Yesterday was the first day I didn't keep track of my calorie intake since I first started using my Fitbit. It felt odd. I didn't know if I had a tinge of guilt about it. Maybe. I confess the little bit of guilt I had to you but also to my Father God who loves me. Like having a healthy lifestyle, to have a confessional lifestyle to God is the nature of a Christian being in the light and having a relationship with the One who has no darkness at all. Sin is darkness. Sin likes to hide because of guilt.
Guilt overload is not a good thing especially when one has their identity in Christ. To walk around in a grey cloud of do's and don'ts and think you can make headway on grace shown by Jesus when you can't, is ludicrous. You can't improve grace! Grace means giving yourself by God's view of you the self-evaluation that says your status is okay in having been saved already but your condition may not be. That's why taking all of our short-comings and sins to God through what Jesus has done for us is so important. It means staying in the light because in 1 John 1:5-10 it says, 5 This is the message we have heard from Him and announce to you, that God is Light, and in Him there is no darkness at all. 6 If we say that we have fellowship with Him and yet walk in the darkness, we lie and do not practice the truth; 7 but if we walk in the Light as He Himself is in the Light, we have fellowship with one another, and the blood of Jesus His Son cleanses us from all sin. 8 If we say that we have no sin, we are deceiving ourselves and the truth is not in us. 9 If we confess our sins, He is faithful and righteous to forgive us our sins and to cleanse us from all unrighteousness. 10 If we say that we have not sinned, we make Him a liar and His word is not in us.
If I over-indulge in food and fall into gluttony it is creating a barrier to God only if I think it is okay or I'm living the lie that says, "I have not sinned against God.". If I am without fellowship with God I can remain in my sin but the saved cannot remain in their sin because they are in the light...they are in Jesus. Because of Jesus it is impossible for me to not have fellowship with God. Jesus said, "I and the Father are One.". And my being in Jesus means I have fellowship with the Father. No question about it.
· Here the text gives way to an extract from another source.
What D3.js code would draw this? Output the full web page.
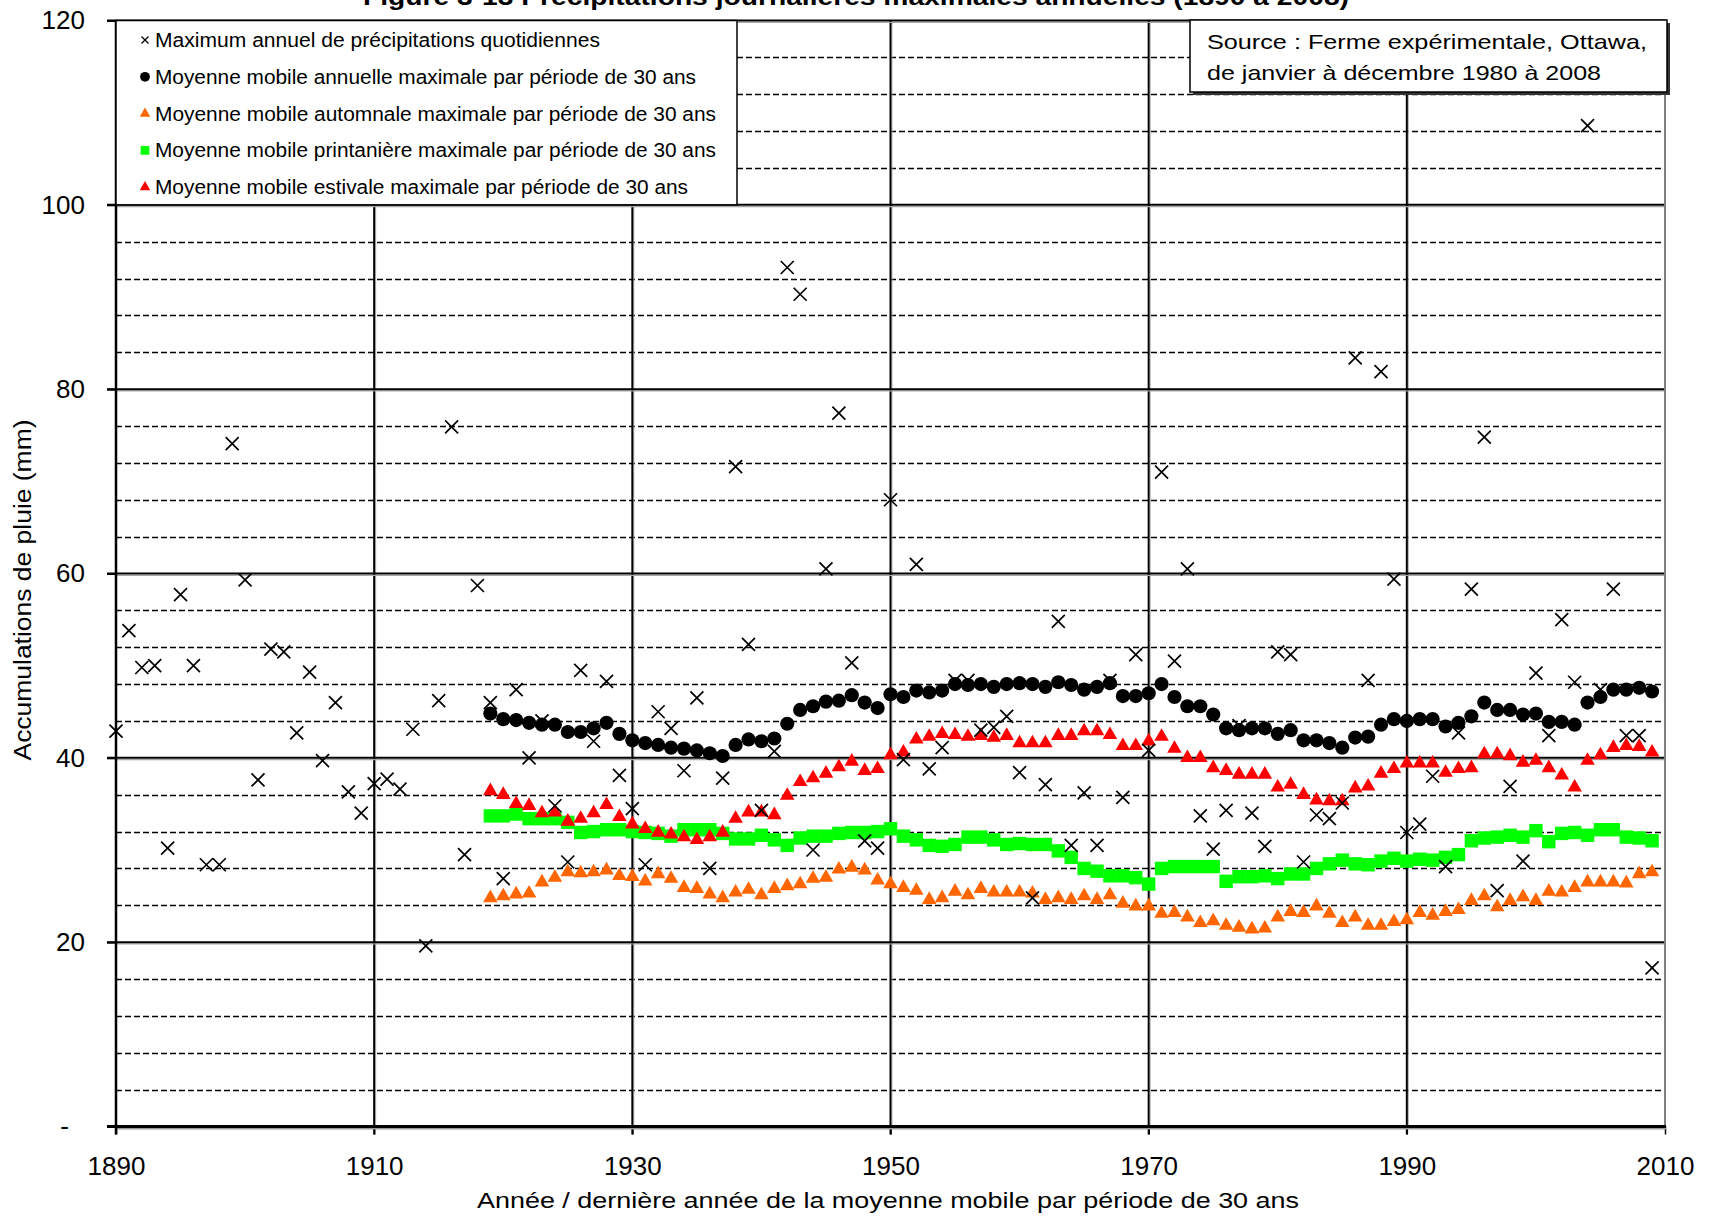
<!DOCTYPE html>
<html>
<head>
<meta charset="utf-8">
<script src="https://cdn.jsdelivr.net/npm/d3@7"></script>
<style>
  html, body { margin: 0; padding: 0; background: #fff; }
  svg { display: block; font-family: "Liberation Sans", Arial, sans-serif; }
</style>
</head>
<body>
<svg id="chart" width="1711" height="1225"></svg>
<script>
// Annual maximum daily rainfall, Ottawa experimental farm, 1890-2009
const maxYears = d3.range(1890, 2010);
const annualMax = [
  42.9, 53.8, 49.8, 50.0, 30.2, 57.7, 50.0, 28.4, 28.4, 74.1,
  59.3, 37.6, 51.8, 51.5, 42.7, 49.3, 39.7, 46.0, 36.3, 34.0,
  37.2, 37.7, 36.6, 43.1, 19.6, 46.2, 75.9, 29.5, 58.7, 46.0,
  26.9, 47.4, 40.0, 44.0, 34.8, 28.7, 49.5, 41.8, 48.3, 38.1,
  34.5, 28.4, 45.0, 43.2, 38.6, 46.5, 28.0, 37.8, 71.6, 52.3,
  34.3, 40.7, 93.2, 90.3, 30.0, 60.5, 77.4, 50.3, 31.0, 30.2,
  68.0, 39.8, 61.0, 38.8, 41.1, 48.4, 48.4, 43.0, 43.3, 44.5,
  38.4, 24.8, 37.1, 54.8, 30.5, 36.2, 30.5, 48.4, 35.7, 51.2,
  40.8, 71.0, 50.5, 60.5, 33.7, 30.1, 34.3, 43.5, 34.0, 30.4,
  51.5, 51.2, 28.7, 33.8, 33.4, 35.1, 83.4, 48.4, 81.9, 59.4,
  31.9, 32.8, 38.0, 28.2, 42.7, 58.3, 74.8, 25.6, 36.9, 28.8,
  49.2, 42.4, 55.0, 48.2, 108.6, 47.4, 58.3, 42.4, 42.4, 17.2
];

// 30-year moving averages, indexed by the last year of each window (1919-2009)
const avgYears = d3.range(1919, 2010);
const annualAvg = [
  44.8, 44.2, 44.1, 43.8, 43.6, 43.6, 42.8, 42.8, 43.2, 43.8,
  42.6, 41.9, 41.6, 41.4, 41.1, 41.0, 40.8, 40.5, 40.2, 41.4,
  42.0, 41.8, 42.1, 43.7, 45.2, 45.6, 46.1, 46.2, 46.8, 46.0,
  45.4, 46.9, 46.6, 47.3, 47.1, 47.3, 48.0, 47.9, 48.0, 47.7,
  48.0, 48.1, 48.0, 47.7, 48.2, 47.9, 47.4, 47.7, 48.1, 46.7,
  46.7, 47.0, 48.0, 46.6, 45.6, 45.6, 44.7, 43.2, 43.0, 43.2,
  43.2, 42.6, 43.0, 41.9, 41.9, 41.6, 41.1, 42.2, 42.3, 43.6,
  44.2, 44.0, 44.2, 44.2, 43.4, 43.8, 44.5, 46.0, 45.2, 45.2,
  44.7, 44.8, 43.9, 43.9, 43.6, 46.0, 46.6, 47.4, 47.4, 47.6,
  47.2
];
const autumnAvg = [
  24.8, 25.0, 25.2, 25.3, 26.5, 27.0, 27.6, 27.5, 27.6, 27.8,
  27.2, 27.1, 26.6, 27.4, 26.9, 25.9, 25.8, 25.2, 24.8, 25.4,
  25.7, 25.1, 25.8, 26.1, 26.3, 26.9, 27.0, 27.9, 28.1, 27.8,
  26.7, 26.3, 25.9, 25.6, 24.6, 24.8, 25.5, 25.1, 25.8, 25.4,
  25.4, 25.4, 25.3, 24.6, 24.8, 24.6, 25.0, 24.6, 25.1, 24.2,
  23.9, 23.9, 23.1, 23.2, 22.7, 22.1, 22.3, 21.8, 21.6, 21.4,
  21.5, 22.7, 23.3, 23.2, 23.9, 23.1, 22.1, 22.7, 21.8, 21.8,
  22.2, 22.4, 23.2, 22.9, 23.3, 23.5, 24.5, 25.0, 23.8, 24.5,
  24.9, 24.5, 25.5, 25.4, 25.9, 26.5, 26.5, 26.5, 26.4, 27.4,
  27.6
];
const springAvg = [
  33.7, 33.7, 33.9, 33.4, 33.4, 33.4, 33.0, 31.9, 32.0, 32.2,
  32.2, 32.0, 31.9, 31.8, 31.5, 32.2, 32.2, 32.2, 31.8, 31.2,
  31.2, 31.6, 31.1, 30.5, 31.3, 31.5, 31.5, 31.8, 31.9, 31.9,
  32.0, 32.3, 31.5, 31.1, 30.5, 30.4, 30.6, 31.4, 31.4, 31.1,
  30.6, 30.7, 30.6, 30.6, 29.9, 29.2, 28.0, 27.7, 27.2, 27.2,
  27.0, 26.3, 28.0, 28.2, 28.2, 28.2, 28.2, 26.6, 27.1, 27.1,
  27.2, 26.9, 27.4, 27.4, 28.0, 28.5, 28.9, 28.5, 28.4, 28.8,
  29.1, 28.8, 29.0, 28.9, 29.2, 29.5, 31.0, 31.3, 31.4, 31.6,
  31.4, 32.1, 30.9, 31.8, 31.9, 31.6, 32.2, 32.2, 31.4, 31.3,
  31.0
];
const summerAvg = [
  36.4, 36.0, 35.0, 34.8, 34.0, 34.1, 33.1, 33.4, 34.0, 34.9,
  33.6, 32.8, 32.3, 31.9, 31.7, 31.4, 31.1, 31.4, 31.9, 33.4,
  34.1, 34.1, 33.8, 35.9, 37.4, 37.8, 38.3, 39.0, 39.6, 38.6,
  38.8, 40.3, 40.6, 42.0, 42.3, 42.6, 42.5, 42.3, 42.4, 42.2,
  42.4, 41.6, 41.6, 41.6, 42.4, 42.4, 42.9, 42.9, 42.5, 41.3,
  41.3, 41.8, 42.3, 41.0, 40.0, 40.0, 38.9, 38.6, 38.2, 38.2,
  38.2, 36.8, 37.1, 36.0, 35.4, 35.3, 35.3, 36.7, 36.9, 38.3,
  38.8, 39.4, 39.4, 39.4, 38.4, 38.8, 38.9, 40.4, 40.4, 40.2,
  39.5, 39.7, 38.9, 38.1, 36.8, 39.7, 40.3, 41.1, 41.3, 41.2,
  40.6
];

const xTicks = [1890, 1910, 1930, 1950, 1970, 1990, 2010];
const yMajorTicks = [0, 20, 40, 60, 80, 100, 120];
const yMinorTicks = [4, 8, 12, 16, 24, 28, 32, 36, 44, 48, 52, 56, 64, 68, 72, 76, 84, 88, 92, 96, 104, 108, 112, 116];

const titleText = "Figure 3-13 Précipitations journalières maximales annuelles (1890 à 2008)";
const xTitle = "Année / dernière année de la moyenne mobile par période de 30 ans";
const yTitle = "Accumulations  de pluie (mm)";
const sourceLines = ["Source : Ferme  expérimentale, Ottawa,", "de janvier à décembre 1980 à 2008"];

const legendItems = [
  { label: "Maximum annuel de précipitations quotidiennes", kind: "x", color: "#000" },
  { label: "Moyenne mobile annuelle maximale par période de 30 ans", kind: "circle", color: "#000" },
  { label: "Moyenne mobile automnale maximale par période de 30 ans", kind: "triangle", color: "#FF6600" },
  { label: "Moyenne mobile printanière maximale par période de 30 ans", kind: "square", color: "#00FF00" },
  { label: "Moyenne mobile estivale maximale par période de 30 ans", kind: "triangle", color: "#FF0000" }
];

(function draw() {
  const svg = d3.select("#chart");
  const pL = 116, pR = 1665, pT = 20.5, pB = 1126.5;

  const x = d3.scaleLinear().domain([1890, 2010]).range([pL, pR]);
  const y = d3.scaleLinear().domain([0, 120]).range([pB, pT]);

  // ---- gridlines ----
  const grid = svg.append("g");
  grid.append("g").selectAll("line").data(yMinorTicks).join("line")
    .attr("x1", pL).attr("x2", pR)
    .attr("y1", d => Math.round(y(d)) + 0.5).attr("y2", d => Math.round(y(d)) + 0.5)
    .attr("stroke", "#000").attr("stroke-width", 1.6)
    .attr("stroke-dasharray", "6,3");

  grid.append("g").selectAll("line").data(xTicks.slice(1, -1)).join("line")
    .attr("x1", d => x(d) + 1.5).attr("x2", d => x(d) + 1.5)
    .attr("y1", pT).attr("y2", pB)
    .attr("stroke", "#b0b0b0").attr("stroke-width", 1);
  grid.append("g").selectAll("line").data(xTicks.slice(1, -1)).join("line")
    .attr("x1", d => x(d)).attr("x2", d => x(d))
    .attr("y1", pT).attr("y2", pB + 8)
    .attr("stroke", "#000").attr("stroke-width", 2);

  grid.append("g").selectAll("line").data(yMajorTicks.slice(1)).join("line")
    .attr("x1", pL).attr("x2", pR)
    .attr("y1", d => y(d) + 1.8).attr("y2", d => y(d) + 1.8)
    .attr("stroke", "#a8a8a8").attr("stroke-width", 1.2);
  grid.append("g").selectAll("line").data(yMajorTicks.slice(1)).join("line")
    .attr("x1", pL - 9).attr("x2", pR)
    .attr("y1", d => y(d)).attr("y2", d => y(d))
    .attr("stroke", "#000").attr("stroke-width", 2);

  // right border
  grid.append("line")
    .attr("x1", pR).attr("x2", pR).attr("y1", pT).attr("y2", pB)
    .attr("stroke", "#808080").attr("stroke-width", 2);

  // ---- axes ----
  const xAxis = d3.axisBottom(x).tickValues(xTicks).tickFormat(d3.format("d")).tickSize(8).tickPadding(22);
  const gx = svg.append("g").attr("transform", `translate(0,${pB})`).call(xAxis);
  gx.select(".domain").remove();
  gx.selectAll(".tick line").attr("stroke", "#000").attr("stroke-width", 1.5);
  gx.selectAll(".tick text").attr("font-size", 26).attr("fill", "#000")
    .attr("font-family", "'Liberation Sans', Arial, sans-serif");

  const yAxis = d3.axisLeft(y).tickValues(yMajorTicks)
    .tickFormat(d => d === 0 ? "-" : d3.format("d")(d)).tickSize(9).tickPadding(22);
  const gy = svg.append("g").attr("transform", `translate(${pL},0)`).call(yAxis);
  gy.select(".domain").remove();
  gy.selectAll(".tick line").attr("stroke", "#000").attr("stroke-width", 2);
  gy.selectAll(".tick text").attr("font-size", 26).attr("fill", "#000")
    .attr("font-family", "'Liberation Sans', Arial, sans-serif")
    .attr("dx", d => d === 0 ? -16 : 0);

  // axis lines
  svg.append("line").attr("x1", pL).attr("x2", pR + 1)
    .attr("y1", pB + 2).attr("y2", pB + 2)
    .attr("stroke", "#9a9a9a").attr("stroke-width", 2);
  svg.append("line").attr("x1", pL - 9).attr("x2", pR + 1)
    .attr("y1", pB).attr("y2", pB)
    .attr("stroke", "#000").attr("stroke-width", 3);
  svg.append("line").attr("x1", pL).attr("x2", pL)
    .attr("y1", pT).attr("y2", pB + 8)
    .attr("stroke", "#000").attr("stroke-width", 2.5);

  // ---- markers ----
  const marks = svg.append("g");
  const triPath = d3.symbol(d3.symbolTriangle, 92)();
  const sqPath = d3.symbol(d3.symbolSquare, 180)();
  const circPath = d3.symbol(d3.symbolCircle, 158)();
  const xPath = "M-6.5,-6.5L6.5,6.5M-6.5,6.5L6.5,-6.5";

  function drawSeries(years, values, path, fill) {
    marks.append("g").selectAll("path").data(values).join("path")
      .attr("transform", (d, i) => `translate(${x(years[i])},${y(d)})`)
      .attr("d", path)
      .attr("fill", fill);
  }
  drawSeries(avgYears, autumnAvg, triPath, "#FF6600");
  drawSeries(avgYears, springAvg, sqPath, "#00FF00");
  drawSeries(avgYears, summerAvg, triPath, "#FF0000");
  drawSeries(avgYears, annualAvg, circPath, "#000");

  marks.append("g").selectAll("path").data(annualMax).join("path")
    .attr("transform", (d, i) => `translate(${x(maxYears[i])},${y(d)})`)
    .attr("d", xPath)
    .attr("fill", "none").attr("stroke", "#000").attr("stroke-width", 1.7);

  // ---- legend ----
  const legend = svg.append("g");
  legend.append("rect")
    .attr("x", pL).attr("y", pT).attr("width", 621).attr("height", y(100) - pT)
    .attr("fill", "#fff").attr("stroke", "#000").attr("stroke-width", 1.5);
  const legendWidths = [445, 541, 561, 561, 533];
  legendItems.forEach((it, i) => {
    const cy = 40 + i * 36.8;
    const g = legend.append("g").attr("transform", `translate(145,${cy})`);
    if (it.kind === "x") {
      g.append("path").attr("d", "M-3.5,-3.5L3.5,3.5M-3.5,3.5L3.5,-3.5")
        .attr("stroke", "#000").attr("stroke-width", 1.3).attr("fill", "none");
    } else if (it.kind === "circle") {
      g.append("path").attr("d", d3.symbol(d3.symbolCircle, 75)()).attr("fill", it.color);
    } else if (it.kind === "triangle") {
      g.append("path").attr("d", d3.symbol(d3.symbolTriangle, 48)()).attr("fill", it.color);
    } else {
      g.append("path").attr("d", d3.symbol(d3.symbolSquare, 76)()).attr("fill", it.color);
    }
    legend.append("text")
      .attr("x", 155).attr("y", cy + 7)
      .attr("font-size", 19.5).attr("fill", "#000")
      .attr("textLength", legendWidths[i]).attr("lengthAdjust", "spacingAndGlyphs")
      .text(it.label);
  });

  // ---- source box ----
  const src = svg.append("g");
  src.append("rect").attr("x", 1193).attr("y", 23).attr("width", 477).attr("height", 72)
    .attr("fill", "#333");
  src.append("rect").attr("x", 1190).attr("y", 20).attr("width", 477).attr("height", 72)
    .attr("fill", "#fff").attr("stroke", "#000").attr("stroke-width", 1.5);
  const srcWidths = [440, 394];
  sourceLines.forEach((t, i) => {
    src.append("text").attr("x", 1207).attr("y", 49 + i * 30.5)
      .attr("font-size", 21).attr("fill", "#000")
      .attr("textLength", srcWidths[i]).attr("lengthAdjust", "spacingAndGlyphs")
      .text(t);
  });

  // ---- titles ----
  svg.append("text").attr("x", 856).attr("y", 5)
    .attr("text-anchor", "middle").attr("font-size", 23).attr("font-weight", "bold")
    .attr("textLength", 986).attr("lengthAdjust", "spacingAndGlyphs")
    .text(titleText);

  svg.append("text").attr("x", 888).attr("y", 1208)
    .attr("text-anchor", "middle").attr("font-size", 22).attr("fill", "#000")
    .attr("textLength", 822).attr("lengthAdjust", "spacingAndGlyphs")
    .text(xTitle);

  svg.append("text")
    .attr("transform", "translate(31,590) rotate(-90)")
    .attr("text-anchor", "middle").attr("font-size", 23).attr("fill", "#000")
    .attr("textLength", 341).attr("lengthAdjust", "spacingAndGlyphs")
    .text(yTitle);
})();
</script>
</body>
</html>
God isn't out to condemn the saved (or anyone else) but He is out to cleanse them from unrighteousness. By Christ's wounds I am already healed but by God's knowledge of my recent gluttony I am known in my sinful flesh. When I confess my sin to God, God forgives me to change my condition as His son; not my status as His son. He doesn't disinherit me even though I've wronged Him. Rather, I take my wrongdoing to Him and He helps me correct it, He forgives me and cleanses me from my unrighteous condition (not status which is fixed as saved) and makes me righteous all over again. I consider it an ever-renewing relationship with God. I get dirty in the sandbox of life and He forgives me and cleans me up as we maintain a relationship started in honesty which began by my recognizing my need for Jesus who is my brother, Savior, Lord and friend. Thank God!